⟨

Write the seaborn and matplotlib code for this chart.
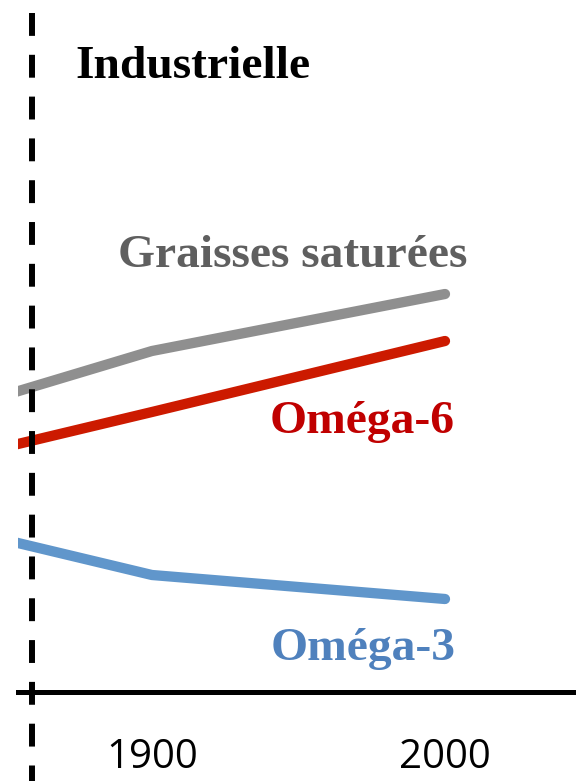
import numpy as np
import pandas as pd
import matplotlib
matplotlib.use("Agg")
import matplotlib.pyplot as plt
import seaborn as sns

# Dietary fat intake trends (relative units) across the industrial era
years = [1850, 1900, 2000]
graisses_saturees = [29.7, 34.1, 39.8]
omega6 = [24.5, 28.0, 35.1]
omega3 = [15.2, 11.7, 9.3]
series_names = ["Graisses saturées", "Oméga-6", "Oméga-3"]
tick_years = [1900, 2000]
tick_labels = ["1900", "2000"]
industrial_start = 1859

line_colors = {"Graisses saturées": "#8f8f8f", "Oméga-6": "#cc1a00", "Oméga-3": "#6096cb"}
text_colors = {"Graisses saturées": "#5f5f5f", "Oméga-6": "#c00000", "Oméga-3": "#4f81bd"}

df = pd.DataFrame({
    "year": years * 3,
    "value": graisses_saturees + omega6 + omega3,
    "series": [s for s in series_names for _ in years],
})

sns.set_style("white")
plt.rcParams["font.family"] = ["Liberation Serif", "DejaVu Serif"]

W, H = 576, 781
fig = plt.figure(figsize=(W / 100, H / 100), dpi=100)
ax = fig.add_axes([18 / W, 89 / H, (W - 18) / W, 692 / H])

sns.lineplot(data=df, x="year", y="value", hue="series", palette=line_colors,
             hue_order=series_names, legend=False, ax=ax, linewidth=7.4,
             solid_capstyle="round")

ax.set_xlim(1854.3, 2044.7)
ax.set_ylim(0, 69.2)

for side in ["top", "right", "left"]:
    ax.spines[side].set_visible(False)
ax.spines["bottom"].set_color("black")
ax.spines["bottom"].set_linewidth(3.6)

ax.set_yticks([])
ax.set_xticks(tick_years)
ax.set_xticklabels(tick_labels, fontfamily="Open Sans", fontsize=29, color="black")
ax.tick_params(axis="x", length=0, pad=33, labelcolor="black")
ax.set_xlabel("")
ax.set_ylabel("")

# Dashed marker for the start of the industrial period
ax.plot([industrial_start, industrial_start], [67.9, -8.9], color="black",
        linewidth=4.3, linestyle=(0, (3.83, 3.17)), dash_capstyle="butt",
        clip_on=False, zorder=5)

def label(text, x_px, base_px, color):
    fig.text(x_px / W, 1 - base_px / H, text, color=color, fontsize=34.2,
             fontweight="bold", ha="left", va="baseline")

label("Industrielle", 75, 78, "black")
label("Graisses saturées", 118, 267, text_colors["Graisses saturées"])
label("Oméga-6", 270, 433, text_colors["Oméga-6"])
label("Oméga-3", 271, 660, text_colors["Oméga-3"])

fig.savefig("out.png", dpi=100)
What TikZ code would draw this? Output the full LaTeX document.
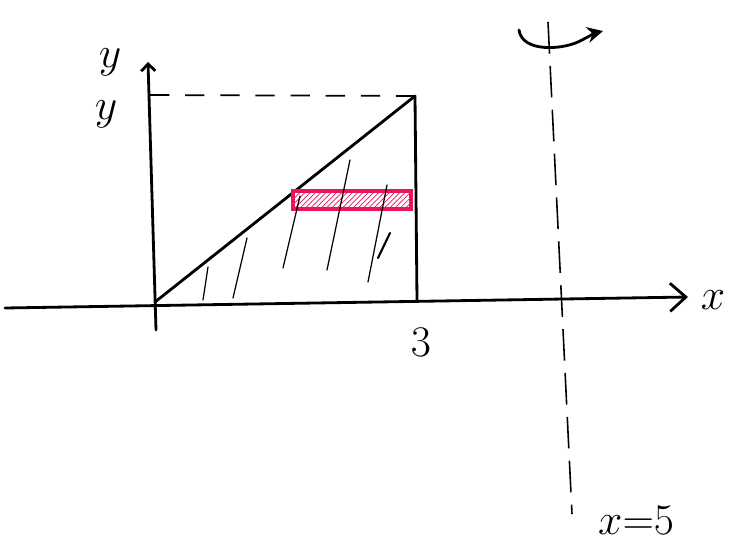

⟩

■ **Task goal**:
Your task is to return the lines above, from the first one up to and including the line containing "import seaborn as sns", minus any pictures.

■ **Correct result**:
Write the seaborn and matplotlib code for this chart.
import numpy as np
import pandas as pd
import matplotlib
matplotlib.use("Agg")
import matplotlib.pyplot as plt
import seaborn as sns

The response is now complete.